TASK DIRECTIONS:
Transcribe all of the material exactly, except for its pictures.

╔══

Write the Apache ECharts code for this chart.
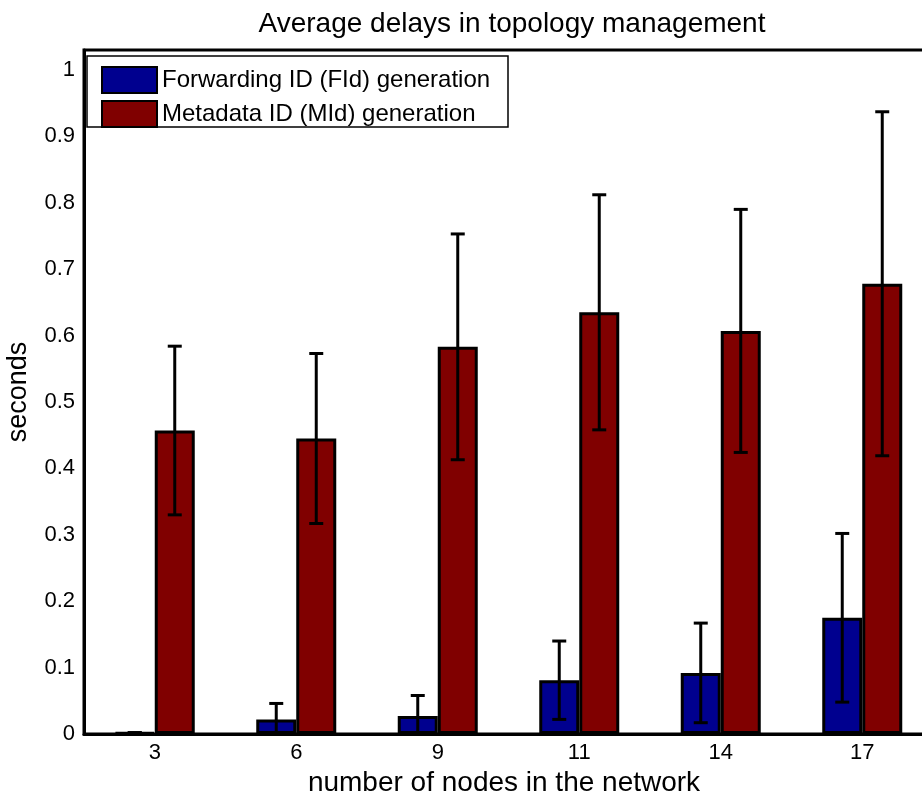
<!DOCTYPE html>
<html>
<head>
<meta charset="utf-8">
<script src="https://cdn.jsdelivr.net/npm/echarts@6/dist/echarts.min.js"></script>
<style>
  html, body { margin: 0; padding: 0; background: #fff; }
  #chart { width: 922px; height: 794px; }
</style>
</head>
<body>
<div id="chart"></div>
<script>
// Network sizes (number of nodes) on the x axis
const nodeCounts = ['3', '6', '9', '11', '14', '17'];

// Mean delay in seconds and the half-length of each error bar
const fidMean = [0.002, 0.022, 0.027, 0.081, 0.092, 0.175];
const fidErr  = [0.000, 0.024, 0.031, 0.059, 0.075, 0.127];
const midMean = [0.457, 0.445, 0.583, 0.635, 0.607, 0.678];
const midErr  = [0.127, 0.128, 0.170, 0.177, 0.183, 0.259];

const yTicks = [0, 0.1, 0.2, 0.3, 0.4, 0.5, 0.6, 0.7, 0.8, 0.9, 1];

const FONT = 'Liberation Sans, Arial, sans-serif';
const BAR_W = 40;

const chart = echarts.init(document.getElementById('chart'), null, { renderer: 'canvas' });

function errorSeries(mean, err, offset) {
  return {
    type: 'custom',
    clip: true,
    z: 5,
    data: mean.map((m, i) => [i, m - err[i], m + err[i]]),
    renderItem: function (params, api) {
      const i = api.value(0);
      const lo = api.coord([i, api.value(1)]);
      const hi = api.coord([i, api.value(2)]);
      const x = lo[0] + offset;
      const cap = 7;
      const style = { stroke: '#000', lineWidth: 3 };
      return {
        type: 'group',
        children: [
          { type: 'line', shape: { x1: x, y1: hi[1], x2: x, y2: lo[1] }, style },
          { type: 'line', shape: { x1: x - cap, y1: hi[1], x2: x + cap, y2: hi[1] }, style },
          { type: 'line', shape: { x1: x - cap, y1: lo[1], x2: x + cap, y2: lo[1] }, style }
        ]
      };
    }
  };
}

chart.setOption({
  animation: false,
  backgroundColor: '#fff',
  title: {
    text: 'Average delays in topology management',
    left: 507,
    textAlign: 'center',
    top: 5,
    textStyle: { fontFamily: FONT, fontSize: 28, fontWeight: 'normal', color: '#000' }
  },
  grid: {
    left: 84, top: 50, width: 849, height: 684,
    outerBoundsMode: 'none',
    containLabel: false,
    show: true, borderColor: '#000', borderWidth: 3, backgroundColor: 'transparent'
  },
  graphic: [{
    type: 'rect', z: 10,
    shape: { x: 87, y: 56, width: 421, height: 71 },
    style: { fill: '#fff', stroke: '#000', lineWidth: 1.5 }
  }],
  legend: {
    z: 20,
    left: 96, top: 61,
    orient: 'vertical',
    itemWidth: 55, itemHeight: 26, itemGap: 6,
    icon: 'rect',
    textStyle: { fontFamily: FONT, fontSize: 24, color: '#000' },
    data: ['Forwarding ID (FId) generation', 'Metadata ID (MId) generation']
  },
  xAxis: {
    type: 'category',
    data: nodeCounts,
    name: 'number of nodes in the network',
    nameLocation: 'middle',
    nameGap: 20,
    nameTextStyle: { fontFamily: FONT, fontSize: 28, color: '#000', padding: [0, 9, 0, 0] },
    axisLine: { lineStyle: { color: '#000', width: 3 } },
    axisTick: { show: false },
    axisLabel: { fontFamily: FONT, fontSize: 22, color: '#000', margin: 8 }
  },
  yAxis: {
    type: 'value',
    min: 0, max: 1.03, interval: 0.1,
    name: 'seconds',
    nameLocation: 'middle',
    nameGap: 52,
    nameTextStyle: { fontFamily: FONT, fontSize: 27, color: '#000' },
    splitLine: { show: false },
    axisLine: { show: true, lineStyle: { color: '#000', width: 3 } },
    axisTick: { show: false },
    axisLabel: {
      fontFamily: FONT, fontSize: 22, color: '#000', margin: 9,
      formatter: function (v) {
        const t = yTicks.find(k => Math.abs(k - v) < 1e-6);
        return t === undefined ? '' : String(t);
      }
    }
  },
  series: [
    {
      name: 'Forwarding ID (FId) generation',
      type: 'bar',
      barWidth: BAR_W, barGap: '0%',
      data: fidMean,
      itemStyle: { color: '#00008f', borderColor: '#000', borderWidth: 3 }
    },
    {
      name: 'Metadata ID (MId) generation',
      type: 'bar',
      barWidth: BAR_W, barGap: '0%',
      data: midMean,
      itemStyle: { color: '#800000', borderColor: '#000', borderWidth: 3 }
    },
    errorSeries(fidMean, fidErr, -BAR_W / 2),
    errorSeries(midMean, midErr, BAR_W / 2)
  ]
});
</script>
</body>
</html>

╚══

CORRECT OUTPUT:
Write the Apache ECharts code for this chart.
<!DOCTYPE html>
<html>
<head>
<meta charset="utf-8">
<script src="https://cdn.jsdelivr.net/npm/echarts@6/dist/echarts.min.js"></script>
<style>
  html, body { margin: 0; padding: 0; background: #fff; }
  #chart { width: 922px; height: 794px; }
</style>
</head>
<body>
<div id="chart"></div>
<script>
// Network sizes (number of nodes) on the x axis
const nodeCounts = ['3', '6', '9', '11', '14', '17'];

// Mean delay in seconds and the half-length of each error bar
const fidMean = [0.002, 0.022, 0.027, 0.081, 0.092, 0.175];
const fidErr  = [0.000, 0.024, 0.031, 0.059, 0.075, 0.127];
const midMean = [0.457, 0.445, 0.583, 0.635, 0.607, 0.678];
const midErr  = [0.127, 0.128, 0.170, 0.177, 0.183, 0.259];

const yTicks = [0, 0.1, 0.2, 0.3, 0.4, 0.5, 0.6, 0.7, 0.8, 0.9, 1];

const FONT = 'Liberation Sans, Arial, sans-serif';
const BAR_W = 40;

const chart = echarts.init(document.getElementById('chart'), null, { renderer: 'canvas' });

function errorSeries(mean, err, offset) {
  return {
    type: 'custom',
    clip: true,
    z: 5,
    data: mean.map((m, i) => [i, m - err[i], m + err[i]]),
    renderItem: function (params, api) {
      const i = api.value(0);
      const lo = api.coord([i, api.value(1)]);
      const hi = api.coord([i, api.value(2)]);
      const x = lo[0] + offset;
      const cap = 7;
      const style = { stroke: '#000', lineWidth: 3 };
      return {
        type: 'group',
        children: [
          { type: 'line', shape: { x1: x, y1: hi[1], x2: x, y2: lo[1] }, style },
          { type: 'line', shape: { x1: x - cap, y1: hi[1], x2: x + cap, y2: hi[1] }, style },
          { type: 'line', shape: { x1: x - cap, y1: lo[1], x2: x + cap, y2: lo[1] }, style }
        ]
      };
    }
  };
}

chart.setOption({
  animation: false,
  backgroundColor: '#fff',
  title: {
    text: 'Average delays in topology management',
    left: 507,
    textAlign: 'center',
    top: 5,
    textStyle: { fontFamily: FONT, fontSize: 28, fontWeight: 'normal', color: '#000' }
  },
  grid: {
    left: 84, top: 50, width: 849, height: 684,
    outerBoundsMode: 'none',
    containLabel: false,
    show: true, borderColor: '#000', borderWidth: 3, backgroundColor: 'transparent'
  },
  graphic: [{
    type: 'rect', z: 10,
    shape: { x: 87, y: 56, width: 421, height: 71 },
    style: { fill: '#fff', stroke: '#000', lineWidth: 1.5 }
  }],
  legend: {
    z: 20,
    left: 96, top: 61,
    orient: 'vertical',
    itemWidth: 55, itemHeight: 26, itemGap: 6,
    icon: 'rect',
    textStyle: { fontFamily: FONT, fontSize: 24, color: '#000' },
    data: ['Forwarding ID (FId) generation', 'Metadata ID (MId) generation']
  },
  xAxis: {
    type: 'category',
    data: nodeCounts,
    name: 'number of nodes in the network',
    nameLocation: 'middle',
    nameGap: 20,
    nameTextStyle: { fontFamily: FONT, fontSize: 28, color: '#000', padding: [0, 9, 0, 0] },
    axisLine: { lineStyle: { color: '#000', width: 3 } },
    axisTick: { show: false },
    axisLabel: { fontFamily: FONT, fontSize: 22, color: '#000', margin: 8 }
  },
  yAxis: {
    type: 'value',
    min: 0, max: 1.03, interval: 0.1,
    name: 'seconds',
    nameLocation: 'middle',
    nameGap: 52,
    nameTextStyle: { fontFamily: FONT, fontSize: 27, color: '#000' },
    splitLine: { show: false },
    axisLine: { show: true, lineStyle: { color: '#000', width: 3 } },
    axisTick: { show: false },
    axisLabel: {
      fontFamily: FONT, fontSize: 22, color: '#000', margin: 9,
      formatter: function (v) {
        const t = yTicks.find(k => Math.abs(k - v) < 1e-6);
        return t === undefined ? '' : String(t);
      }
    }
  },
  series: [
    {
      name: 'Forwarding ID (FId) generation',
      type: 'bar',
      barWidth: BAR_W, barGap: '0%',
      data: fidMean,
      itemStyle: { color: '#00008f', borderColor: '#000', borderWidth: 3 }
    },
    {
      name: 'Metadata ID (MId) generation',
      type: 'bar',
      barWidth: BAR_W, barGap: '0%',
      data: midMean,
      itemStyle: { color: '#800000', borderColor: '#000', borderWidth: 3 }
    },
    errorSeries(fidMean, fidErr, -BAR_W / 2),
    errorSeries(midMean, midErr, BAR_W / 2)
  ]
});
</script>
</body>
</html>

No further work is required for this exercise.